One could not learn history from architecture any more than one could learn it from books. Statues, inscriptions, memorial stones, the names of streets – anything that might throw light upon the past had been systematically altered
George Orwell, “1984”
Boris Johnson’s “conservative” government has almost uniformly been about as useful as a vegan at a barbecue, and twice as annoying. But, finally, they’ve done something right, it seems.
When the philistine left launched the Cultural Revolution with an orgy of destruction of public monuments not seen since the Red Guards destroyed some two-thirds of China’s cultural heritage, institutions and local authorities either looked on helplessly dumbstruck, or gutlessly joined in the barbarity.
The Johnson government has finally moved to protect Britain’s statues.
The statue of Cecil Rhodes at Oxford University will not fall after a change in government policy to protect contested monuments prompted a U-turn by officials at Oriel College.
Not that Oxford officials have done anything so remarkable as to grow a pair in the face of the mobs of indignant illiterates currently hooting and throwing their faeces around inn what was formerly one of the great centres of learning.
The decision to keep the statue of the Victorian mining magnate and empire builder on the college’s facade came despite the decision by an independent commission yesterday to back the college authorities’ intention to remove it.
The governing body said the volte-face was down to “regulatory and financial challenges” and the government’s recently introduced “retain and explain policy”, which will be backed by legislation and says that statues can only be removed in the most exceptional circumstances.
In other words, the governing body are a bunch of spineless cowards hiding behind the law in order to do the right thing that they were too weak to do themselves.
The decision was welcomed yesterday by Gavin Williamson, the education secretary, who tweeted: “We should learn from our past, rather than censoring history, and continue focusing on reducing inequality”[…]
Oriel College indicated that its decision was final, though it reaffirmed its preference for removal.
It committed itself to implementing other recommendations by the commission geared to providing contextual information on Rhodes, and increasing diversity.
“Diversity”, of course, meaning no white people, East Asians or Jews.

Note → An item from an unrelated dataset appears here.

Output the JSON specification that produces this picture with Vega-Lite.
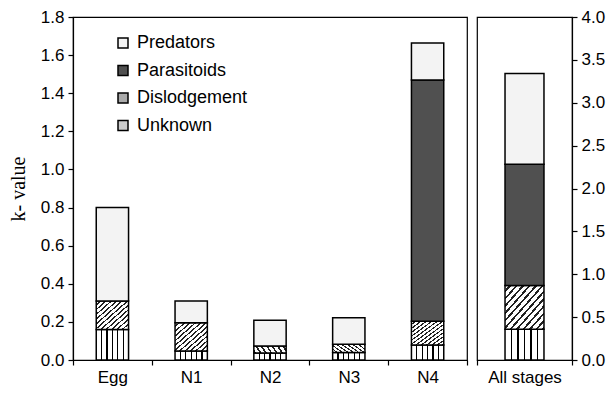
{
  "$schema": "https://vega.github.io/schema/vega-lite/v6.json",
  "background": "white",
  "padding": {"left": 7, "top": 7, "right": 2, "bottom": 2},
  "config": {
    "font": "Liberation Sans",
    "view": {"stroke": "black", "strokeWidth": 1.2},
    "axis": {"domainColor": "black", "tickColor": "black", "labelColor": "black", "labelFontSize": 17, "labelFont": "Liberation Sans", "grid": false, "domainWidth": 1.2, "tickWidth": 1.2, "tickSize": 5, "labelPadding": 4},
    "legend": {"orient": "none", "legendX": 41, "legendY": 17, "symbolType": "square", "symbolSize": 100, "symbolStrokeColor": "black", "symbolStrokeWidth": 1.5, "labelFontSize": 18, "labelFont": "Liberation Sans", "labelColor": "black", "rowPadding": 9.5, "labelOffset": 5}
  },
  "datasets": {
    "k": [
      {"stage": "Egg", "type": "Unknown", "k": 0.16},
      {"stage": "Egg", "type": "Dislodgement", "k": 0.15},
      {"stage": "Egg", "type": "Predators", "k": 0.49},
      {"stage": "N1", "type": "Unknown", "k": 0.047},
      {"stage": "N1", "type": "Dislodgement", "k": 0.149},
      {"stage": "N1", "type": "Predators", "k": 0.113},
      {"stage": "N2", "type": "Unknown", "k": 0.037},
      {"stage": "N2", "type": "Dislodgement", "k": 0.036},
      {"stage": "N2", "type": "Predators", "k": 0.135},
      {"stage": "N3", "type": "Unknown", "k": 0.039},
      {"stage": "N3", "type": "Dislodgement", "k": 0.043},
      {"stage": "N3", "type": "Predators", "k": 0.14},
      {"stage": "N4", "type": "Unknown", "k": 0.079},
      {"stage": "N4", "type": "Dislodgement", "k": 0.125},
      {"stage": "N4", "type": "Parasitoids", "k": 1.266},
      {"stage": "N4", "type": "Predators", "k": 0.193},
      {"stage": "All stages", "type": "Unknown", "k": 0.358},
      {"stage": "All stages", "type": "Dislodgement", "k": 0.512},
      {"stage": "All stages", "type": "Parasitoids", "k": 1.413},
      {"stage": "All stages", "type": "Predators", "k": 1.057}
    ],
    "rank": [
      {"type": "Unknown", "r": 1},
      {"type": "Dislodgement", "r": 2},
      {"type": "Parasitoids", "r": 3},
      {"type": "Predators", "r": 4}
    ]
  },
  "spacing": 6,
  "resolve": {"scale": {"y": "independent", "x": "independent", "color": "independent"}, "legend": {"color": "independent"}},
  "hconcat": [
    {
      "width": 394,
      "height": 343,
      "data": {"name": "k"},
      "transform": [
        {"filter": "datum.stage !== 'All stages'"},
        {"lookup": "type", "from": {"data": {"name": "rank"}, "key": "type", "fields": ["r"]}}
      ],
      "mark": {"type": "bar", "stroke": "black", "strokeWidth": 1.5, "width": {"band": 0.41}},
      "encoding": {
        "x": {"field": "stage", "type": "nominal", "sort": ["Egg", "N1", "N2", "N3", "N4"], "scale": {"paddingInner": 0, "paddingOuter": 0}, "axis": {"title": null, "labelAngle": 0, "tickBand": "extent"}},
        "y": {"field": "k", "type": "quantitative", "stack": "zero", "scale": {"domain": [0, 1.8], "nice": false}, "axis": {"title": "k- value", "titleFont": "Liberation Serif", "titleFontSize": 20, "titleFontWeight": "normal", "titleColor": "black", "titlePadding": 12, "values": [0, 0.2, 0.4, 0.6, 0.8, 1.0, 1.2, 1.4, 1.6, 1.8], "format": ".1f"}},
        "color": {
          "condition": [
            {"test": "datum.type === 'Dislodgement'", "value": {"gradient": "linear", "x1": 0, "y1": 0, "x2": 1, "y2": 1, "stops": [
                {"offset": 0, "color": "#ffffff"}, {"offset": 0.054, "color": "#ffffff"}, {"offset": 0.054, "color": "#222222"}, {"offset": 0.0833, "color": "#222222"},
                {"offset": 0.0833, "color": "#ffffff"}, {"offset": 0.1373, "color": "#ffffff"}, {"offset": 0.1373, "color": "#222222"}, {"offset": 0.1667, "color": "#222222"},
                {"offset": 0.1667, "color": "#ffffff"}, {"offset": 0.2207, "color": "#ffffff"}, {"offset": 0.2207, "color": "#222222"}, {"offset": 0.25, "color": "#222222"},
                {"offset": 0.25, "color": "#ffffff"}, {"offset": 0.304, "color": "#ffffff"}, {"offset": 0.304, "color": "#222222"}, {"offset": 0.3333, "color": "#222222"},
                {"offset": 0.3333, "color": "#ffffff"}, {"offset": 0.3873, "color": "#ffffff"}, {"offset": 0.3873, "color": "#222222"}, {"offset": 0.4167, "color": "#222222"},
                {"offset": 0.4167, "color": "#ffffff"}, {"offset": 0.4707, "color": "#ffffff"}, {"offset": 0.4707, "color": "#222222"}, {"offset": 0.5, "color": "#222222"},
                {"offset": 0.5, "color": "#ffffff"}, {"offset": 0.554, "color": "#ffffff"}, {"offset": 0.554, "color": "#222222"}, {"offset": 0.5833, "color": "#222222"},
                {"offset": 0.5833, "color": "#ffffff"}, {"offset": 0.6373, "color": "#ffffff"}, {"offset": 0.6373, "color": "#222222"}, {"offset": 0.6667, "color": "#222222"},
                {"offset": 0.6667, "color": "#ffffff"}, {"offset": 0.7207, "color": "#ffffff"}, {"offset": 0.7207, "color": "#222222"}, {"offset": 0.75, "color": "#222222"},
                {"offset": 0.75, "color": "#ffffff"}, {"offset": 0.804, "color": "#ffffff"}, {"offset": 0.804, "color": "#222222"}, {"offset": 0.8333, "color": "#222222"},
                {"offset": 0.8333, "color": "#ffffff"}, {"offset": 0.8873, "color": "#ffffff"}, {"offset": 0.8873, "color": "#222222"}, {"offset": 0.9167, "color": "#222222"},
                {"offset": 0.9167, "color": "#ffffff"}, {"offset": 0.9707, "color": "#ffffff"}, {"offset": 0.9707, "color": "#222222"}, {"offset": 1, "color": "#222222"}
              ]}},
            {"test": "datum.type === 'Unknown'", "value": {"gradient": "linear", "x1": 0, "y1": 0, "x2": 1, "y2": 0, "stops": [
                {"offset": 0, "color": "#ffffff"},
                {"offset": 0.147, "color": "#ffffff"}, {"offset": 0.147, "color": "#000000"}, {"offset": 0.187, "color": "#000000"}, {"offset": 0.187, "color": "#ffffff"},
                {"offset": 0.313, "color": "#ffffff"}, {"offset": 0.313, "color": "#000000"}, {"offset": 0.353, "color": "#000000"}, {"offset": 0.353, "color": "#ffffff"},
                {"offset": 0.48, "color": "#ffffff"}, {"offset": 0.48, "color": "#000000"}, {"offset": 0.52, "color": "#000000"}, {"offset": 0.52, "color": "#ffffff"},
                {"offset": 0.647, "color": "#ffffff"}, {"offset": 0.647, "color": "#000000"}, {"offset": 0.687, "color": "#000000"}, {"offset": 0.687, "color": "#ffffff"},
                {"offset": 0.813, "color": "#ffffff"}, {"offset": 0.813, "color": "#000000"}, {"offset": 0.853, "color": "#000000"}, {"offset": 0.853, "color": "#ffffff"},
                {"offset": 1, "color": "#ffffff"}
              ]}}
          ],
          "field": "type", "type": "nominal",
          "sort": ["Predators", "Parasitoids", "Dislodgement", "Unknown"],
          "scale": {"domain": ["Predators", "Parasitoids", "Dislodgement", "Unknown"], "range": ["#f3f3f3", "#505050", "#aaaaaa", "#cccccc"]},
          "legend": {
            "title": null,
            "encode": {"symbols": {"update": {
              "stroke": {"value": "black"},
              "strokeWidth": {"value": 1.5},
              "fill": {"signal": "datum.value === 'Unknown' ? {gradient: 'linear', x1: 0, y1: 0, x2: 1, y2: 0, stops: [{offset: 0, color: '#ffffff'}, {offset: 0.38, color: '#ffffff'}, {offset: 0.38, color: '#000000'}, {offset: 0.62, color: '#000000'}, {offset: 0.62, color: '#ffffff'}, {offset: 1, color: '#ffffff'}]} : datum.value === 'Dislodgement' ? {gradient: 'linear', x1: 0, y1: 0, x2: 1, y2: 1, stops: [{offset: 0, color: '#ffffff'}, {offset: 0.3, color: '#ffffff'}, {offset: 0.3, color: '#222222'}, {offset: 0.45, color: '#222222'}, {offset: 0.45, color: '#ffffff'}, {offset: 0.6, color: '#ffffff'}, {offset: 0.6, color: '#222222'}, {offset: 0.75, color: '#222222'}, {offset: 0.75, color: '#ffffff'}, {offset: 1, color: '#ffffff'}]} : datum.value === 'Parasitoids' ? '#505050' : '#f3f3f3'"}
            }}}
          }
        },
        "order": {"field": "r", "type": "quantitative", "sort": "ascending"}
      }
    },
    {
      "width": 95,
      "height": 343,
      "data": {"name": "k"},
      "transform": [
        {"filter": "datum.stage === 'All stages'"},
        {"lookup": "type", "from": {"data": {"name": "rank"}, "key": "type", "fields": ["r"]}}
      ],
      "mark": {"type": "bar", "stroke": "black", "strokeWidth": 1.5, "width": {"band": 0.41}},
      "encoding": {
        "x": {"field": "stage", "type": "nominal", "scale": {"paddingInner": 0, "paddingOuter": 0}, "axis": {"title": null, "labelAngle": 0, "tickBand": "extent"}},
        "y": {"field": "k", "type": "quantitative", "stack": "zero", "scale": {"domain": [0, 4], "nice": false}, "axis": {"title": null, "orient": "right", "values": [0, 0.5, 1.0, 1.5, 2.0, 2.5, 3.0, 3.5, 4.0], "format": ".1f"}},
        "color": {
          "condition": [
            {"test": "datum.type === 'Dislodgement'", "value": {"gradient": "linear", "x1": 0, "y1": 0, "x2": 1, "y2": 1, "stops": [
                {"offset": 0, "color": "#ffffff"}, {"offset": 0.054, "color": "#ffffff"}, {"offset": 0.054, "color": "#222222"}, {"offset": 0.0833, "color": "#222222"},
                {"offset": 0.0833, "color": "#ffffff"}, {"offset": 0.1373, "color": "#ffffff"}, {"offset": 0.1373, "color": "#222222"}, {"offset": 0.1667, "color": "#222222"},
                {"offset": 0.1667, "color": "#ffffff"}, {"offset": 0.2207, "color": "#ffffff"}, {"offset": 0.2207, "color": "#222222"}, {"offset": 0.25, "color": "#222222"},
                {"offset": 0.25, "color": "#ffffff"}, {"offset": 0.304, "color": "#ffffff"}, {"offset": 0.304, "color": "#222222"}, {"offset": 0.3333, "color": "#222222"},
                {"offset": 0.3333, "color": "#ffffff"}, {"offset": 0.3873, "color": "#ffffff"}, {"offset": 0.3873, "color": "#222222"}, {"offset": 0.4167, "color": "#222222"},
                {"offset": 0.4167, "color": "#ffffff"}, {"offset": 0.4707, "color": "#ffffff"}, {"offset": 0.4707, "color": "#222222"}, {"offset": 0.5, "color": "#222222"},
                {"offset": 0.5, "color": "#ffffff"}, {"offset": 0.554, "color": "#ffffff"}, {"offset": 0.554, "color": "#222222"}, {"offset": 0.5833, "color": "#222222"},
                {"offset": 0.5833, "color": "#ffffff"}, {"offset": 0.6373, "color": "#ffffff"}, {"offset": 0.6373, "color": "#222222"}, {"offset": 0.6667, "color": "#222222"},
                {"offset": 0.6667, "color": "#ffffff"}, {"offset": 0.7207, "color": "#ffffff"}, {"offset": 0.7207, "color": "#222222"}, {"offset": 0.75, "color": "#222222"},
                {"offset": 0.75, "color": "#ffffff"}, {"offset": 0.804, "color": "#ffffff"}, {"offset": 0.804, "color": "#222222"}, {"offset": 0.8333, "color": "#222222"},
                {"offset": 0.8333, "color": "#ffffff"}, {"offset": 0.8873, "color": "#ffffff"}, {"offset": 0.8873, "color": "#222222"}, {"offset": 0.9167, "color": "#222222"},
                {"offset": 0.9167, "color": "#ffffff"}, {"offset": 0.9707, "color": "#ffffff"}, {"offset": 0.9707, "color": "#222222"}, {"offset": 1, "color": "#222222"}
              ]}},
            {"test": "datum.type === 'Unknown'", "value": {"gradient": "linear", "x1": 0, "y1": 0, "x2": 1, "y2": 0, "stops": [
                {"offset": 0, "color": "#ffffff"},
                {"offset": 0.147, "color": "#ffffff"}, {"offset": 0.147, "color": "#000000"}, {"offset": 0.187, "color": "#000000"}, {"offset": 0.187, "color": "#ffffff"},
                {"offset": 0.313, "color": "#ffffff"}, {"offset": 0.313, "color": "#000000"}, {"offset": 0.353, "color": "#000000"}, {"offset": 0.353, "color": "#ffffff"},
                {"offset": 0.48, "color": "#ffffff"}, {"offset": 0.48, "color": "#000000"}, {"offset": 0.52, "color": "#000000"}, {"offset": 0.52, "color": "#ffffff"},
                {"offset": 0.647, "color": "#ffffff"}, {"offset": 0.647, "color": "#000000"}, {"offset": 0.687, "color": "#000000"}, {"offset": 0.687, "color": "#ffffff"},
                {"offset": 0.813, "color": "#ffffff"}, {"offset": 0.813, "color": "#000000"}, {"offset": 0.853, "color": "#000000"}, {"offset": 0.853, "color": "#ffffff"},
                {"offset": 1, "color": "#ffffff"}
              ]}}
          ],
          "field": "type", "type": "nominal",
          "sort": ["Predators", "Parasitoids", "Dislodgement", "Unknown"],
          "scale": {"domain": ["Predators", "Parasitoids", "Dislodgement", "Unknown"], "range": ["#f3f3f3", "#505050", "#aaaaaa", "#cccccc"]},
          "legend": null
        },
        "order": {"field": "r", "type": "quantitative", "sort": "ascending"}
      }
    }
  ]
}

In a ten-month inquiry, the commission received evidence from experts and reviewed more than a thousand written contributions from students, alumni and the public. Most favoured keeping the statue. The commission nevertheless supported the college’s wish for removal, saying this was its majority view.
The Australian
Cowards, barbarians and Philistines now rule the academy. Whatever his sins against modern political correctness and his undoubted faults were, Rhodes at least built things: things of lasting value. His modern-day detractors are in too many ways intellectual heirs of the Nazi propagandists who likewise vilified Rhodes.
The woke have built nothing and can only spitefully destroy and denigrate the achievements of people vastly superior to them.